Yes, we may say that monogamy is ideal, so long as we don’t proudly imply that open marriages among our sincere Christian brothers and sisters are therefore inferior.  Nor may we imagine that a man’s sexual desire for his wife is somehow more wholesome than a desire for some random other woman.  That would be to encourage the sin of pride in those who happen to be attracted to their spouses, an inclination that is not in itself praiseworthy.

Acceptance of adultery means compassion toward everyone:  the cheater, the mistress,…, um, yeah, everyone.

12 thoughts on “A plea for mercy

  1. The question that is posed in response is: is it not perhaps an exploitation of the person who is suffering and asking for help if we make him a sign and a warning for others?

    Amen. Once you accept a formulation like Kant’s second categorical imperative, you become tempted to sloganize it as something like “It is wrong to treat others as a means rather than as an end.” Once you have sloganized it as such, you start to shorten the slogan to “It is wrong to treat others as a means.”

    That slogan is insane. How would I order lunch without sinning gravely? And it is easy to imagine it leading to the kind of thing Bonald is satirizing above. How could it fail to lead to that sort of thing?

    To make the refutation explicit, it is not treating the adulterer solely as a means if we make him a sign and warning. Because he himself may see the sign and heed the warning or because he himself may benefit from living in a community populated by people who have seen the sign and heeded the warning.

    • Indeed we’re already there. For those who haven’t read all the links in my “plea”, the text Dr. Bill is pointing to is a direct quote from Cardinal Kasper.

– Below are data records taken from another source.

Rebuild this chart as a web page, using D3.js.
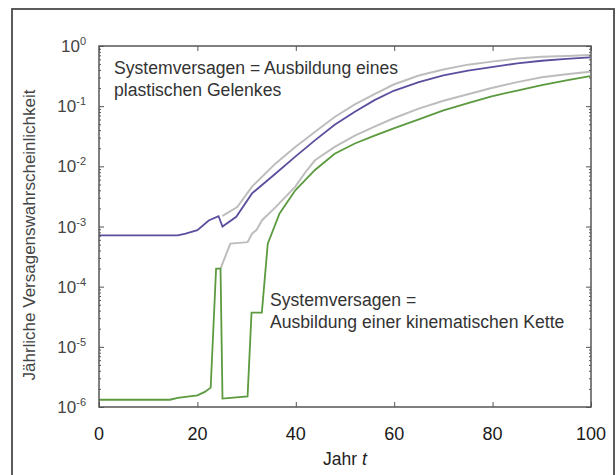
<!DOCTYPE html>
<html><head><meta charset="utf-8">
<script src="https://cdn.jsdelivr.net/npm/d3@7"></script>
<style>body{margin:0;background:#fff;} svg{display:block;font-family:"Liberation Sans",Arial,sans-serif;}</style>
</head><body>
<script>
// Data
const blueX = [0, 16, 17.6, 20, 22.3, 24.3, 25.1, 27.9, 31.1, 35.9, 39.9, 44, 47.9, 52, 56, 59.9, 65, 70, 75, 79.8, 85, 90, 95, 99.8];
const blueY = [7.1e-4, 7.1e-4, 7.6e-4, 8.7e-4, 1.26e-3, 1.48e-3, 1.0e-3, 1.45e-3, 3.55e-3, 7.6e-3, 1.45e-2, 2.75e-2, 4.9e-2, 8.1e-2, 1.26e-1, 1.8e-1, 2.51e-1, 3.24e-1, 3.89e-1, 4.47e-1, 5.13e-1, 5.69e-1, 6.1e-1, 6.46e-1];
const blueUpX = [25.1, 28.1, 31.1, 35.9, 39.9, 44, 47.9, 52, 56, 59.9, 65, 70, 75, 79.8, 85, 90, 95, 99.8];
const blueUpY = [1.5e-3, 2.1e-3, 4.6e-3, 1.12e-2, 2.1e-2, 3.8e-2, 6.6e-2, 1.07e-1, 1.58e-1, 2.29e-1, 3.24e-1, 4.07e-1, 4.9e-1, 5.5e-1, 6.17e-1, 6.6e-1, 6.84e-1, 7.08e-1];
const greenX = [0, 14.4, 16, 20, 21.5, 22.7, 23.8, 24.7, 25.1, 30.2, 31, 33.1, 34.3, 36.7, 39.9, 43.9, 47.9, 52, 56, 59.9, 65, 70, 75, 79.8, 85, 90, 95, 99.8];
const greenY = [1.32e-6, 1.32e-6, 1.42e-6, 1.56e-6, 1.78e-6, 2.1e-6, 2.0e-4, 2.0e-4, 1.38e-6, 1.5e-6, 3.7e-5, 3.7e-5, 5.2e-4, 1.65e-3, 4.0e-3, 8.7e-3, 1.62e-2, 2.4e-2, 3.24e-2, 4.27e-2, 6.03e-2, 8.5e-2, 1.12e-1, 1.45e-1, 1.82e-1, 2.24e-1, 2.69e-1, 3.16e-1];
const greenUpX = [24.7, 26.7, 30.2, 31.1, 32, 33.1, 35.9, 39.9, 41.9, 43.9, 47.9, 52, 56, 59.9, 65, 70, 75, 79.8, 85, 90, 95, 99.8];
const greenUpY = [2.0e-4, 5.2e-4, 5.5e-4, 7.6e-4, 8.7e-4, 1.26e-3, 2.1e-3, 4.6e-3, 7.9e-3, 1.26e-2, 2.1e-2, 3.24e-2, 4.57e-2, 6.3e-2, 9.1e-2, 1.23e-1, 1.58e-1, 2.0e-1, 2.51e-1, 3.02e-1, 3.39e-1, 3.72e-1];
const xTicks = [0, 20, 40, 60, 80, 100];
const yExponents = [0, -1, -2, -3, -4, -5, -6];

const W = 616, H = 475;
const m = {left: 99, right: 591, top: 46, bottom: 407};
const svg = d3.select("body").append("svg").attr("width", W).attr("height", H);

// outer frame
svg.append("rect").attr("x", 12).attr("y", 9).attr("width", 602).attr("height", 500)
  .attr("fill", "none").attr("stroke", "#4a4a4a").attr("stroke-width", 1.8);

const x = d3.scaleLinear().domain([0, 100]).range([m.left, m.right]);
const y = d3.scaleLog().domain([1e-6, 1]).range([m.bottom, m.top]);

const line = d3.line().x(d => x(d[0])).y(d => y(d[1]));
const zip = (a, b) => a.map((v, i) => [v, b[i]]);

const g = svg.append("g");
g.append("path").datum(zip(blueUpX, blueUpY)).attr("d", line).attr("fill", "none").attr("stroke", "#bdbdbd").attr("stroke-width", 2);
g.append("path").datum(zip(greenUpX, greenUpY)).attr("d", line).attr("fill", "none").attr("stroke", "#bdbdbd").attr("stroke-width", 2);
g.append("path").datum(zip(blueX, blueY)).attr("d", line).attr("fill", "none").attr("stroke", "#5b4e9e").attr("stroke-width", 1.8);
g.append("path").datum(zip(greenX, greenY)).attr("d", line).attr("fill", "none").attr("stroke", "#5b9a3e").attr("stroke-width", 1.8);

// axes (box with inward ticks)
const axCol = "#555";
const minorTicks = [];
for (let e = -6; e < 0; e++) for (let k = 2; k <= 9; k++) minorTicks.push(k * Math.pow(10, e));
const majors = yExponents.map(e => Math.pow(10, e));

svg.append("g").attr("transform", `translate(${m.left},0)`).call(d3.axisLeft(y).tickValues(minorTicks).tickSize(-2).tickFormat(""));
svg.append("g").attr("transform", `translate(${m.right},0)`).call(d3.axisRight(y).tickValues(minorTicks).tickSize(-2).tickFormat(""));
svg.append("g").attr("transform", `translate(${m.left},0)`).call(d3.axisLeft(y).tickValues(majors).tickSize(-5).tickFormat(""));
svg.append("g").attr("transform", `translate(${m.right},0)`).call(d3.axisRight(y).tickValues(majors).tickSize(-5).tickFormat(""));
svg.append("g").attr("transform", `translate(0,${m.bottom})`).call(d3.axisBottom(x).tickValues(xTicks).tickSize(-5).tickFormat(""));
svg.append("g").attr("transform", `translate(0,${m.top})`).call(d3.axisTop(x).tickValues(xTicks).tickSize(-5).tickFormat(""));
svg.selectAll(".domain").attr("stroke", "none");
svg.selectAll(".tick line").attr("stroke", axCol).attr("stroke-width", 1);
svg.append("rect").attr("x", m.left).attr("y", m.top).attr("width", m.right - m.left).attr("height", m.bottom - m.top)
  .attr("fill", "none").attr("stroke", axCol).attr("stroke-width", 1.5);

// y tick labels 10^e
const yl = svg.append("g");
yExponents.forEach(e => {
  const t = yl.append("text").attr("x", 86).attr("y", y(Math.pow(10, e)) + 6).attr("text-anchor", "end")
    .attr("font-size", 17).attr("fill", "#444");
  t.append("tspan").text("10");
  t.append("tspan").attr("dy", -7).attr("font-size", 11).text(String(e));
});

// x tick labels
svg.append("g").selectAll("text").data(xTicks).join("text")
  .attr("x", d => x(d)).attr("y", 440).attr("text-anchor", "middle")
  .attr("font-size", 18).attr("fill", "#1a1a1a").text(d => d);

// axis titles
const xt = svg.append("text").attr("x", x(50)).attr("y", 465).attr("text-anchor", "middle").attr("font-size", 17.5).attr("fill", "#222");
xt.append("tspan").text("Jahr ");
xt.append("tspan").attr("font-style", "italic").text("t");

svg.append("text").attr("transform", `translate(35,235) rotate(-90)`)
  .attr("text-anchor", "middle").attr("font-size", 17).attr("fill", "#444")
  .text("Jährliche Versagenswahrscheinlichkeit");

// annotations
const a1 = svg.append("text").attr("font-size", 17.6).attr("fill", "#333");
a1.append("tspan").attr("x", 114).attr("y", 74).text("Systemversagen = Ausbildung eines");
a1.append("tspan").attr("x", 114).attr("y", 96).text("plastischen Gelenkes");
const a2 = svg.append("text").attr("font-size", 17.6).attr("fill", "#333");
a2.append("tspan").attr("x", 270).attr("y", 306).text("Systemversagen =");
a2.append("tspan").attr("x", 270).attr("y", 328).text("Ausbildung einer kinematischen Kette");
</script>
</body></html>
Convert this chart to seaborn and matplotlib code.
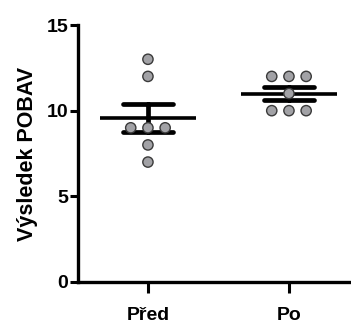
import matplotlib
matplotlib.use("Agg")
import matplotlib.pyplot as plt
import seaborn as sns
import pandas as pd

categories = ["Před", "Po"]
pred_values = [13, 12, 9, 9, 9, 8, 7]
po_values = [12, 12, 12, 11, 10, 10, 10]
y_ticks = [0, 5, 10, 15]
y_label = "Výsledek POBAV"

df = pd.DataFrame({
    "group": [categories[0]] * len(pred_values) + [categories[1]] * len(po_values),
    "score": pred_values + po_values,
})

sns.set_style("ticks")
plt.rcParams["font.family"] = ["Liberation Sans", "DejaVu Sans"]
plt.rcParams["font.weight"] = "bold"
plt.rcParams["text.color"] = "black"
plt.rcParams["axes.labelcolor"] = "black"
plt.rcParams["xtick.color"] = "black"
plt.rcParams["ytick.color"] = "black"
plt.rcParams["axes.edgecolor"] = "black"

fig = plt.figure(figsize=(3.51, 3.24), dpi=100)
ax = fig.add_axes([78 / 351, 42 / 324, 1 - 78 / 351, 257 / 324])

sns.pointplot(data=df, x="group", y="score", order=categories, errorbar="se",
              linestyle="none", marker="_", markersize=69, markeredgewidth=2.6,
              color="black", capsize=0.36, err_kws={"linewidth": 3.4}, ax=ax, zorder=2)

sns.swarmplot(data=df, x="group", y="score", order=categories, size=10.8,
              color="#a2a2a6", edgecolor="#3a3a3a", linewidth=1.0, ax=ax, zorder=3)

ax.set_ylim(0, 15)
ax.set_xlim(-0.496, 1.44)
ax.set_yticks(y_ticks)
ax.set_ylabel(y_label, fontsize=15.5, fontweight="bold", labelpad=6, color="black")
ax.set_xlabel("")
ax.tick_params(axis="y", labelsize=14, width=2.2, length=6, pad=1, colors="black")
ax.tick_params(axis="x", labelsize=14, width=2.2, length=8, pad=10, colors="black")
for lbl in ax.get_xticklabels() + ax.get_yticklabels():
    lbl.set_fontweight("bold")
for s in ["left", "bottom"]:
    ax.spines[s].set_linewidth(2.4)
    ax.spines[s].set_color("black")
ax.spines["top"].set_visible(False)
ax.spines["right"].set_visible(False)

# compute swarm layout with wide spacing, then shrink markers keeping positions
fig.canvas.draw()
for coll in ax.collections:
    if "draw" in coll.__dict__:
        del coll.draw
        coll.set_sizes([7.4 ** 2] * len(coll.get_offsets()))

fig.savefig("out.png", dpi=100)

      • It should also be pointed out that one is not treating a person as a mere means if one punishes him because it’s what he actually deserves, regardless of whether it does him any good.

  2. What are the limits of “pastoral mercy”? When will we start pastorally accommodating, say, prostitutes? Sex-slave traffickers? Psychotic white-collar hedge fund criminals?

  3. What you’re getting at is that there can be no mercy unless there is first justice, unless there is first judgment and condemnation. And, in fact, there can be no mercy unless the guilty acknowledges his guilt and that the condemnation is just, that it is deserved.

    Any “mercy” that tries to skip the justice and the acknowledgment of “just deserts” is just an intentional increase of injustice.